Supplied material

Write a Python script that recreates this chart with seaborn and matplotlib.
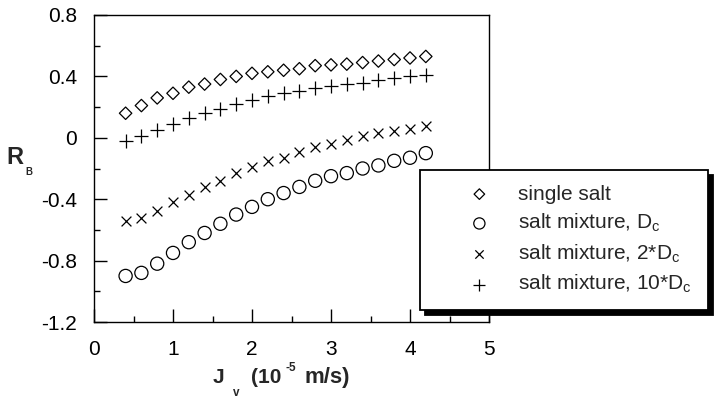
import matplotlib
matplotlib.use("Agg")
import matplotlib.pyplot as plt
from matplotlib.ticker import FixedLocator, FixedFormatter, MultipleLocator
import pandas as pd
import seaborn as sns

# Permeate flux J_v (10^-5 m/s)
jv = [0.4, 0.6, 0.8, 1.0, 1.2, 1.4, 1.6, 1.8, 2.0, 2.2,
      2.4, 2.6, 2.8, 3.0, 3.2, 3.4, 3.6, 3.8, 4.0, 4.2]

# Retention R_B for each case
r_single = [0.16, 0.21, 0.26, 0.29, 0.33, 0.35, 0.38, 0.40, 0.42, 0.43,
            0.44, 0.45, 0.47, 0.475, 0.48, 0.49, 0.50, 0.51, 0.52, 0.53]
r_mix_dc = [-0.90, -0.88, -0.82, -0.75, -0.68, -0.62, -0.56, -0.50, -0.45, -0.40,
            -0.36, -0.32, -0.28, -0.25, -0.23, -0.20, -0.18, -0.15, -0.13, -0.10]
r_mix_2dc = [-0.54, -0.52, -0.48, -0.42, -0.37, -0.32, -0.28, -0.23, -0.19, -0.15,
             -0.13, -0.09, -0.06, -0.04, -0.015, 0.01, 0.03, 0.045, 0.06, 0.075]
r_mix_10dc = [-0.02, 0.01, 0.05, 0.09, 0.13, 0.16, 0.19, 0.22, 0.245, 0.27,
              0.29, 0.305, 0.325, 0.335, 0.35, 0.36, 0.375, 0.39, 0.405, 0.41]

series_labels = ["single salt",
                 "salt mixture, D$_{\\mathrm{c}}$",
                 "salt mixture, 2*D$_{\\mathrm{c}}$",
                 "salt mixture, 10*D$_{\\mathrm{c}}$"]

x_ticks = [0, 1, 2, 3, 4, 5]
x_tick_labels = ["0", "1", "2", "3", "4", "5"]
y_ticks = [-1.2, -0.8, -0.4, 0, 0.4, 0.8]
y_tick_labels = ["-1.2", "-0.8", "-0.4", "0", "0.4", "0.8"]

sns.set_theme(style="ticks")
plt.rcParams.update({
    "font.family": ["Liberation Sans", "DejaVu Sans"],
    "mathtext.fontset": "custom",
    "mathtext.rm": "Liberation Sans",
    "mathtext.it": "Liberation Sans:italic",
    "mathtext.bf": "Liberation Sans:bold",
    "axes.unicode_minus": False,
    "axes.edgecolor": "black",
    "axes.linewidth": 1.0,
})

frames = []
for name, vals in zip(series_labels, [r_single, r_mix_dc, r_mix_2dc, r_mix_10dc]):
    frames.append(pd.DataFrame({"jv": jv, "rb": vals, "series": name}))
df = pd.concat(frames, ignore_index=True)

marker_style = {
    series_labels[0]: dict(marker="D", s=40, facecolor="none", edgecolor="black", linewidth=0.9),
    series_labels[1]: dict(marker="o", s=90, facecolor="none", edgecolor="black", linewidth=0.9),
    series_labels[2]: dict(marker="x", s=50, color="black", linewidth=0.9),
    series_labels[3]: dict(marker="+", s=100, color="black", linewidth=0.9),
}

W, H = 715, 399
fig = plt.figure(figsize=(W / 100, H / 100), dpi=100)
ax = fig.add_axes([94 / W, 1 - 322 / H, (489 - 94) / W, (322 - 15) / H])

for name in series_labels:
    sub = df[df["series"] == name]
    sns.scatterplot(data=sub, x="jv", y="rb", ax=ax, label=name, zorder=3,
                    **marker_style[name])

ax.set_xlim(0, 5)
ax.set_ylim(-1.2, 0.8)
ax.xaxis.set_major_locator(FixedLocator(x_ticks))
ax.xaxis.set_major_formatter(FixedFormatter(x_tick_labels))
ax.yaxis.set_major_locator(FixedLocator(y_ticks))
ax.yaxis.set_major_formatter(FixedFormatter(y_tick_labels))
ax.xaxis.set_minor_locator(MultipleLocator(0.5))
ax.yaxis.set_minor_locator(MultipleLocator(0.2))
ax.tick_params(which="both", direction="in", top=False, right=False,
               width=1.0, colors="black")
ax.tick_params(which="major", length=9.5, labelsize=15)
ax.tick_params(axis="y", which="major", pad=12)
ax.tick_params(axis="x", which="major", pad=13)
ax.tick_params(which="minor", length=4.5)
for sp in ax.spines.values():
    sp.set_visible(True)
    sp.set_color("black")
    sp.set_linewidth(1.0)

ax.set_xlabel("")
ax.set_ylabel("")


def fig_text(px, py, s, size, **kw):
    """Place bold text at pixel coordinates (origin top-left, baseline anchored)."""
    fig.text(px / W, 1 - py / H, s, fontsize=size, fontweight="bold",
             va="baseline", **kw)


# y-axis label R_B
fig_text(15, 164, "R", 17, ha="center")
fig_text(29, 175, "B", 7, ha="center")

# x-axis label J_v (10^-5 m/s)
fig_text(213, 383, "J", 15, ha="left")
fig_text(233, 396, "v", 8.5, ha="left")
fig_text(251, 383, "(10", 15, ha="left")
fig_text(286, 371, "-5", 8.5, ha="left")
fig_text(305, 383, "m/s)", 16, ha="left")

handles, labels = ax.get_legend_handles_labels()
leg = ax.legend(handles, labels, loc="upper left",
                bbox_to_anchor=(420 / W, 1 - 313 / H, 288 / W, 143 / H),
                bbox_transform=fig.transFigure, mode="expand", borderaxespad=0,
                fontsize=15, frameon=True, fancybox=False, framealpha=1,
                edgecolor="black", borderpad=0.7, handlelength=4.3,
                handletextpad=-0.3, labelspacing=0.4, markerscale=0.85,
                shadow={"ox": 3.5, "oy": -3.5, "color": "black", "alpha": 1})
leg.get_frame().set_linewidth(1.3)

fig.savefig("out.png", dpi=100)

What is required
From the top of the listing above, repeat each line exactly until you reach the line containing "0.29, 0.305, 0.325, 0.335, 0.35, 0.36, 0.375, 0.39, 0.405, 0.41]", and repeat that one too. Leave the pictures out.

Task answer
Write a Python script that recreates this chart with seaborn and matplotlib.
import matplotlib
matplotlib.use("Agg")
import matplotlib.pyplot as plt
from matplotlib.ticker import FixedLocator, FixedFormatter, MultipleLocator
import pandas as pd
import seaborn as sns

# Permeate flux J_v (10^-5 m/s)
jv = [0.4, 0.6, 0.8, 1.0, 1.2, 1.4, 1.6, 1.8, 2.0, 2.2,
      2.4, 2.6, 2.8, 3.0, 3.2, 3.4, 3.6, 3.8, 4.0, 4.2]

# Retention R_B for each case
r_single = [0.16, 0.21, 0.26, 0.29, 0.33, 0.35, 0.38, 0.40, 0.42, 0.43,
            0.44, 0.45, 0.47, 0.475, 0.48, 0.49, 0.50, 0.51, 0.52, 0.53]
r_mix_dc = [-0.90, -0.88, -0.82, -0.75, -0.68, -0.62, -0.56, -0.50, -0.45, -0.40,
            -0.36, -0.32, -0.28, -0.25, -0.23, -0.20, -0.18, -0.15, -0.13, -0.10]
r_mix_2dc = [-0.54, -0.52, -0.48, -0.42, -0.37, -0.32, -0.28, -0.23, -0.19, -0.15,
             -0.13, -0.09, -0.06, -0.04, -0.015, 0.01, 0.03, 0.045, 0.06, 0.075]
r_mix_10dc = [-0.02, 0.01, 0.05, 0.09, 0.13, 0.16, 0.19, 0.22, 0.245, 0.27,
              0.29, 0.305, 0.325, 0.335, 0.35, 0.36, 0.375, 0.39, 0.405, 0.41]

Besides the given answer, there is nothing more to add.